Look for "this" in each line of the entries, and return the matching lines.

-------- Record set

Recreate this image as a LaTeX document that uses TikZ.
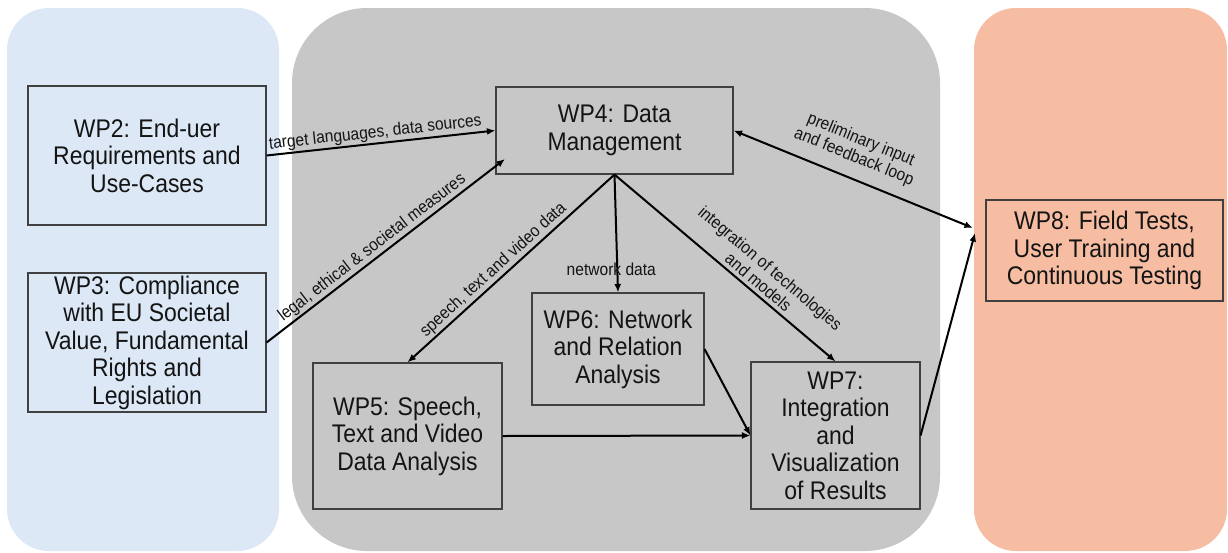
\documentclass[tikz,border=0pt]{standalone}
\usepackage{fontspec}
\newfontfamily\wpfont{Liberation Sans}[FakeStretch=0.9]
\usetikzlibrary{arrows.meta}
\definecolor{bluepanel}{RGB}{220,232,245}
\definecolor{graypanel}{RGB}{199,199,199}
\definecolor{orangepanel}{RGB}{246,189,163}
\definecolor{boxline}{RGB}{64,64,64}
\definecolor{txt}{RGB}{20,20,20}
\begin{document}
\begin{tikzpicture}[x=1pt,y=-1pt,
  wpbox/.style={draw=boxline, line width=1.1pt, align=center, inner sep=0pt,
    text=txt, font=\wpfont\fontsize{25.5}{27.5}\selectfont},
  lbl/.style={text=txt, align=center, font=\wpfont\fontsize{17.3}{18.5}\selectfont, inner sep=1.5pt},
  arr/.style={line width=2pt, -{Latex[length=8.5pt,width=7pt]}},
  darr/.style={line width=2pt, {Latex[length=8.5pt,width=7pt]}-{Latex[length=8.5pt,width=7pt]}}
]
\useasboundingbox (0,0) rectangle (1228,552);
\fill[white] (0,0) rectangle (1228,552);
% panels
\fill[bluepanel, rounded corners=42pt] (7,8) rectangle (279,551);
\fill[graypanel, rounded corners=75pt] (292,8) rectangle (940,551);
\fill[orangepanel, rounded corners=42pt] (974,8) rectangle (1227,551);
% boxes
\node[wpbox, minimum width=238pt, minimum height=139pt] (wp2) at (147,155.5)
  {WP2: End-uer\\Requirements and\\Use-Cases};
\node[wpbox, minimum width=238pt, minimum height=139pt] (wp3) at (147,342.5)
  {WP3: Compliance\\with EU Societal\\Value, Fundamental\\Rights and\\Legislation};
\node[wpbox, minimum width=237pt, minimum height=87pt] (wp4) at (614.5,130.5)
  {WP4: Data\\Management};
\node[wpbox, minimum width=189pt, minimum height=146pt] (wp5) at (407.5,436)
  {WP5: Speech,\\Text and Video\\Data Analysis};
\node[wpbox, minimum width=172pt, minimum height=112pt] (wp6) at (618,349)
  {WP6: Network\\and Relation\\Analysis};
\node[wpbox, minimum width=169pt, minimum height=147pt] (wp7) at (835.5,435.5)
  {WP7:\\Integration\\and\\Visualization\\of Results};
\node[wpbox, minimum width=237pt, minimum height=101pt] (wp8) at (1104.5,250.5)
  {WP8: Field Tests,\\User Training and\\Continuous Testing};
% free ends
\coordinate (t3) at (505,159);
\coordinate (t8a) at (973,228);
\coordinate (t8b) at (975,233);
% connectors
\draw[arr] (wp2.east) -- node[lbl, sloped, above, pos=0.48] {target languages, data sources} (wp4.west);
\draw[arr] (wp3.east) -- node[lbl, sloped, above, pos=0.47] {legal, ethical \& societal measures} (t3);
\draw[arr] (wp4.south) -- node[lbl, sloped, above, pos=0.55] {speech, text and video data} (wp5.north);
\draw[arr] (wp4.south) -- node[lbl, pos=0.8, xshift=-6pt] {network data} (wp6.north);
\draw[arr] (wp4.south) -- node[lbl, sloped, above=2pt, pos=0.62] {integration of technologies\\and models} (wp7.north);
\draw[darr] (wp4.east) -- node[lbl, sloped, above=10pt, pos=0.47] {preliminary input\\and feedback loop} (t8a);
\draw[arr] (wp5.east) -- (wp7.west);
\draw[arr] (wp6.east) -- (wp7.west);
\draw[arr] (wp7.east) -- (t8b);
\end{tikzpicture}
\end{document}
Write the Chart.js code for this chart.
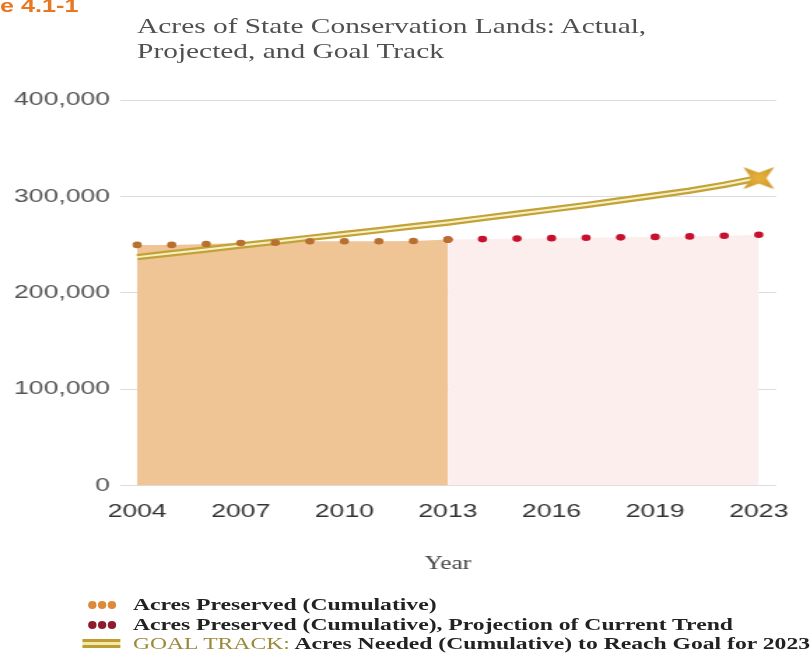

----------------

Completed exercise
Recreate this image as a LaTeX document that uses TikZ.
Write the Chart.js code for this chart.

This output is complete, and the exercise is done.